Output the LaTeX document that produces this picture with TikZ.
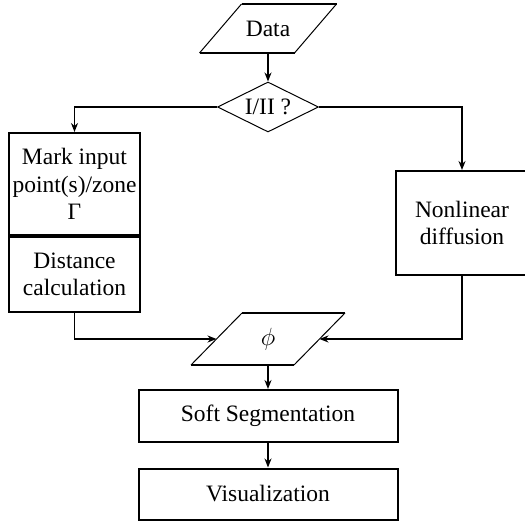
\documentclass[tikz,border=0pt]{standalone}
\usepackage{fontspec}
\setmainfont{Liberation Serif}
\usetikzlibrary{arrows.meta,shapes.geometric,calc}
\begin{document}
\begin{tikzpicture}[x=1pt,y=-1pt,
  every node/.style={font=\fontsize{23.5}{27.5}\selectfont, align=center, inner sep=0pt},
  procbox/.style={draw, line width=2pt},
  iobox/.style={inner sep=0pt, outer sep=0pt},
  edgethick/.style={line width=2pt},
  edgethin/.style={line width=1pt},
  flow/.style={line width=1.8pt, -{Stealth[length=9pt,width=7pt]}}]
  \useasboundingbox (0,0) rectangle (525,521);
  \fill[white] (0,0) rectangle (525,521);
  \clip (0,0) rectangle (525,521);

  % input / output blocks (parallelograms)
  \node[iobox, minimum width=95, minimum height=49] (data) at (268,28.5) {Data};
  \node[iobox, minimum width=103, minimum height=52] (phi) at (268,339) {$\phi$};

  \foreach \n/\s in {data/21, phi/25.5} {
    \draw[edgethick] ($(\n.north west)+(\s,0)$) -- ($(\n.north east)+(\s,0)$);
    \draw[edgethick] ($(\n.south west)+(-\s,0)$) -- ($(\n.south east)+(-\s,0)$);
    \draw[edgethin] ($(\n.north west)+(\s,0)$) -- ($(\n.south west)+(-\s,0)$);
    \draw[edgethin] ($(\n.north east)+(\s,0)$) -- ($(\n.south east)+(-\s,0)$);
  }

  % decision
  \node[draw, diamond, aspect=2, line width=1pt, minimum width=101, minimum height=50] (dia) at (268,107) {I/II ?};

  % process boxes
  \node[procbox, minimum width=131, minimum height=102] (mark) at (74.5,184) {Mark input\\point(s)/zone\\Γ};
  \node[procbox, minimum width=131, minimum height=75] (dist) at (74.5,274.5) {Distance\\calculation};
  \node[procbox, minimum width=132, minimum height=104] (nonlin) at (462,223) {Nonlinear\\diffusion};
  \node[procbox, minimum width=259, minimum height=52] (soft) at (268,416) {Soft Segmentation};
  \node[procbox, minimum width=259, minimum height=51] (vis) at (268,494) {Visualization};

  % connectors
  \draw[flow] (data.south) -- (dia.north);
  \draw[flow] (dia.west) -| (mark.north);
  \draw[flow] (dia.east) -| (nonlin.north);
  \draw[flow] (dist.south) |- (phi.west);
  \draw[flow] (nonlin.south) |- (phi.east);
  \draw[flow] (phi.south) -- (soft.north);
  \draw[flow] (soft.south) -- (vis.north);
\end{tikzpicture}
\end{document}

_Required work:_
Please repeat exactly the data above from its first line to the line that contains "minimum width=103, minimum", inclusive, and leave every picture out.

_Response:_
Output the LaTeX document that produces this picture with TikZ.
\documentclass[tikz,border=0pt]{standalone}
\usepackage{fontspec}
\setmainfont{Liberation Serif}
\usetikzlibrary{arrows.meta,shapes.geometric,calc}
\begin{document}
\begin{tikzpicture}[x=1pt,y=-1pt,
  every node/.style={font=\fontsize{23.5}{27.5}\selectfont, align=center, inner sep=0pt},
  procbox/.style={draw, line width=2pt},
  iobox/.style={inner sep=0pt, outer sep=0pt},
  edgethick/.style={line width=2pt},
  edgethin/.style={line width=1pt},
  flow/.style={line width=1.8pt, -{Stealth[length=9pt,width=7pt]}}]
  \useasboundingbox (0,0) rectangle (525,521);
  \fill[white] (0,0) rectangle (525,521);
  \clip (0,0) rectangle (525,521);

  % input / output blocks (parallelograms)
  \node[iobox, minimum width=95, minimum height=49] (data) at (268,28.5) {Data};
  \node[iobox, minimum width=103, minimum height=52] (phi) at (268,339) {$\phi$};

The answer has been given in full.